Two YouTube creators did something rare: they turned a loud online hobby into evidence that helped crack a $65 million fraud ring.
Story Snapshot
- Federal prosecutors say Hua Wang pleaded guilty in a multistate elder fraud and money laundering case.
- YouTubers from Scammer Payback and Trilogy Media helped law enforcement identify key suspects through sting videos.
- Officials say the ring targeted older Americans nationwide and moved more than 2,000 cash packages.
- The case is still moving through court, with more guilty pleas and sentencing dates set for later this year.
How a YouTube Sting Became a Federal Lead
The striking part of this case is not just the size of the fraud. It is that camera footage from internet creators helped point federal investigators toward people they later charged. According to the Department of Justice, the YouTubers known as Scammer Payback and Trilogy Media helped identify defendants and expose the structure of the conspiracy. That matters because fraud rings like this depend on distance, confusion, and time. Video collapsed that distance.
Prosecutors say the ring operated across the United States and targeted seniors with a familiar but cruel playbook. Victims were induced to send cash packages, often after being manipulated by fake tech support or government-style pressure. The Internal Revenue Service Criminal Investigation division said the creators’ sting videos helped dismantle the network, and federal filings tied faces in the videos to suspects retrieving cash deliveries.
What the Guilty Pleas Show
Hua Wang’s plea gives the case its center of gravity. The U.S. Attorney’s Office said he admitted responsibility for more than 2,000 cash packages and about $64 million in victim loss from 2019 through 2023. That admission is powerful because it comes from the lead defendant, not from rumor or online speculation. The same reporting says more than 30 defendants have been charged, and 10 others pleaded guilty alongside Wang.

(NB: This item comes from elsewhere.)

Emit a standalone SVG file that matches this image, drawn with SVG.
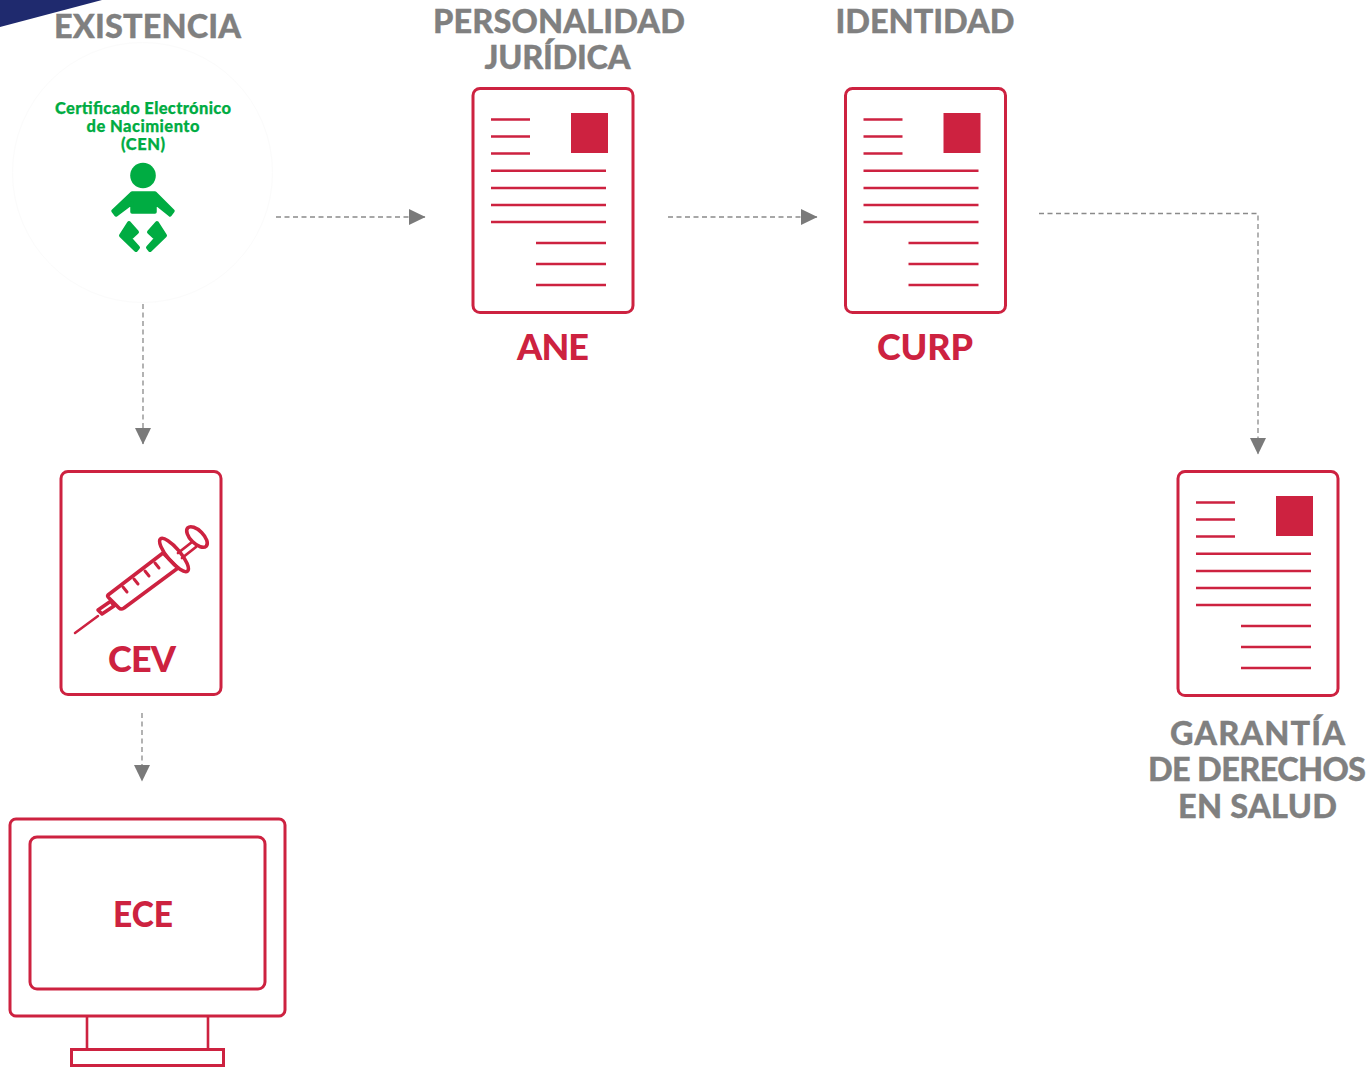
<svg xmlns="http://www.w3.org/2000/svg" width="1371" height="1069" viewBox="0 0 1371 1069">
<style>
text{font-family:"Lato","Open Sans","Liberation Sans",sans-serif;font-weight:900;text-anchor:middle}
.g{fill:#808080;font-size:32.500px;stroke:#808080;stroke-width:.3}
.r{fill:#cd2240;font-size:36px}
.n{fill:#00ac42;font-size:16.500px;stroke:#00ac42;stroke-width:.25}
.o{fill:none;stroke:#cd2240;stroke-width:3}
.l{fill:none;stroke:#cd2240;stroke-width:2.600}
.c{fill:none;stroke:#8a8a8a;stroke-width:1.300;stroke-dasharray:5 3.500}
.b{fill:#00ac42;stroke:#00ac42;stroke-linejoin:round}
</style>
<defs>
<marker id="a" markerUnits="userSpaceOnUse" markerWidth="17" markerHeight="16" refX="16" refY="8" orient="auto"><path d="M0 0L16.500 8L0 16Z" fill="#7a7a7a"/></marker>
<g id="doc">
<rect class="o" x="473" y="88.500" width="160" height="224" rx="7"/>
<rect x="571" y="113" width="37" height="40" fill="#cd2240"/>
<path class="l" d="M491 119.500H530M491 136.500H530M491 153.500H530M491 170.800H606M491 188H606M491 205H606M491 222H606M536 243H606M536 264H606M536 285H606"/>
</g>
</defs>
<rect width="1371" height="1069" fill="#fff"/>
<path d="M0 0H102L0 27Z" fill="#1f2a6e"/>
<g id="connectors">
<path class="c" d="M276 217H425" marker-end="url(#a)"/>
<path class="c" d="M668 217H817" marker-end="url(#a)"/>
<path class="c" d="M1039 213.500H1258V454" marker-end="url(#a)"/>
<path class="c" d="M143 304V444" marker-end="url(#a)"/>
<path class="c" d="M142 713V781" marker-end="url(#a)"/>
</g>
<g id="existencia">
<text class="g" x="147.500" y="38" textLength="187">EXISTENCIA</text>
<circle cx="142.500" cy="172.500" r="130" fill="none" stroke="#fbfbfb"/>
<text class="n" x="143" y="113.500" textLength="176">Certificado Electrónico</text>
<text class="n" x="143" y="131.500" textLength="113">de Nacimiento</text>
<text class="n" x="143" y="149.500" textLength="44">(CEN)</text>
<circle class="b" style="stroke:none" cx="143" cy="175.500" r="12.800"/>
<path class="b" stroke-width="3.500" d="M132 193H155L173 211L170 215L155 203V212H132V203L116 215L113 211Z"/>
<path class="b" stroke-width="4" d="M129 223L137 232L130 238.500L138 247.500L136 250L121 235.500ZM157 223L165 235.500L150 250L148 247.500L156 238.500L149 232Z"/>
</g>
<g id="ane">
<text class="g" x="559" y="33" textLength="252">PERSONALIDAD</text>
<text class="g" x="557.500" y="69" textLength="146">JURÍDICA</text>
<use href="#doc"/>
<text class="r" x="553" y="360" textLength="72">ANE</text>
</g>
<g id="curp">
<text class="g" x="925" y="33" textLength="179">IDENTIDAD</text>
<use href="#doc" x="372.500"/>
<text class="r" x="925" y="360" textLength="96">CURP</text>
</g>
<g id="garantia">
<use href="#doc" x="705" y="383"/>
<text class="g" x="1257.500" y="745" textLength="175">GARANTÍA</text>
<text class="g" x="1257" y="781" textLength="218">DE DERECHOS</text>
<text class="g" x="1257.500" y="818" textLength="159">EN SALUD</text>
</g>
<g id="cev">
<rect class="o" x="61" y="471.500" width="160" height="223" rx="7"/>
<g fill="none" stroke="#cd2240" stroke-linecap="round" stroke-linejoin="round">
<path stroke-width="2.500" d="M75 633L98 616"/>
<path stroke-width="3.600" d="M98 610L111 601L114 606L102 614ZM108 595L163 553L178 568L124 608Q121 610 119 608L109 598Q107 596 108 595Z"/>
<path stroke-width="3" d="M123 587L127 592M134 579L138 584M145 571L149 576M155 563L159 568"/>
<ellipse stroke-width="3.600" cx="174" cy="555" rx="21" ry="6.500" transform="rotate(50 174 555)"/>
<path stroke-width="2.800" d="M178 553L192 542M182 558L196 547"/>
<ellipse stroke-width="3.600" cx="197" cy="537" rx="13" ry="6.500" transform="rotate(45 197 537)"/>
</g>
<text class="r" x="142" y="671.500" textLength="68">CEV</text>
</g>
<g id="ece">
<rect class="o" x="10" y="819" width="275" height="197" rx="6" stroke-width="2.500"/>
<rect class="o" x="30" y="837" width="235" height="152" rx="7"/>
<path class="l" d="M87 1016V1049M208 1016V1049"/>
<rect class="o" x="71.500" y="1049.500" width="152" height="16"/>
<text class="r" x="143" y="927" textLength="60" lengthAdjust="spacingAndGlyphs">ECE</text>
</g>
</svg>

That is the kind of paper trail that makes a case hard to dismiss. It does not prove every detail of every suspect’s role with equal force, but it does establish a wide criminal network with a clear money flow. One co-defendant was even arrested at John F. Kennedy International Airport while trying to leave for China, which suggests the case was moving fast and the defendants knew it.
Why the YouTubers Matter Beyond the Headlines
It would be easy to treat this as a feel-good internet story. That would miss the point. These creators did not replace law enforcement. They gave law enforcement a moving target, a face, and a set of scenes that could be matched to names, packages, and addresses. In a fraud case, that kind of proof can be more useful than a thousand angry comments. It can also force a scam into the daylight, where it no longer survives on secrecy.
These YouTubers Helped Bring Down a $65 Million Multinational Fraud Ring – And We Should Commend Them https://t.co/H1Jvw9Jfwr
— Dawn Wildman (@WildmanDawn) July 10, 2026
The bigger lesson is uncomfortable for institutions. Seniors are still being targeted because the scam model works. Federal data show elder fraud remains a major problem, and official warnings keep describing the same patterns: urgency, impersonation, secrecy, and cash movement. The ring in this case was not some one-off stunt. It fit a larger fraud pattern that keeps draining older Americans’ savings while criminals exploit trust and isolation.
The Part That Still Deserves Caution
The public record is strong on the guilty pleas and the role of the sting videos. It is weaker on some fine points. Not every named suspect has a public plea, and not every number has been backed by an independent audit released to the public. That does not erase the case. It simply means the strongest claims are the ones already supported by court filings and official statements. That is the standard that matters most.
So yes, these YouTubers deserve credit. They did what many people wish more citizens would do: they watched closely, documented carefully, and handed usable evidence to prosecutors. In a world where elder scams often vanish into anonymous wire transfers and overseas call centers, that is not entertainment. That is public service with a camera, and it helped bring a major fraud ring into court.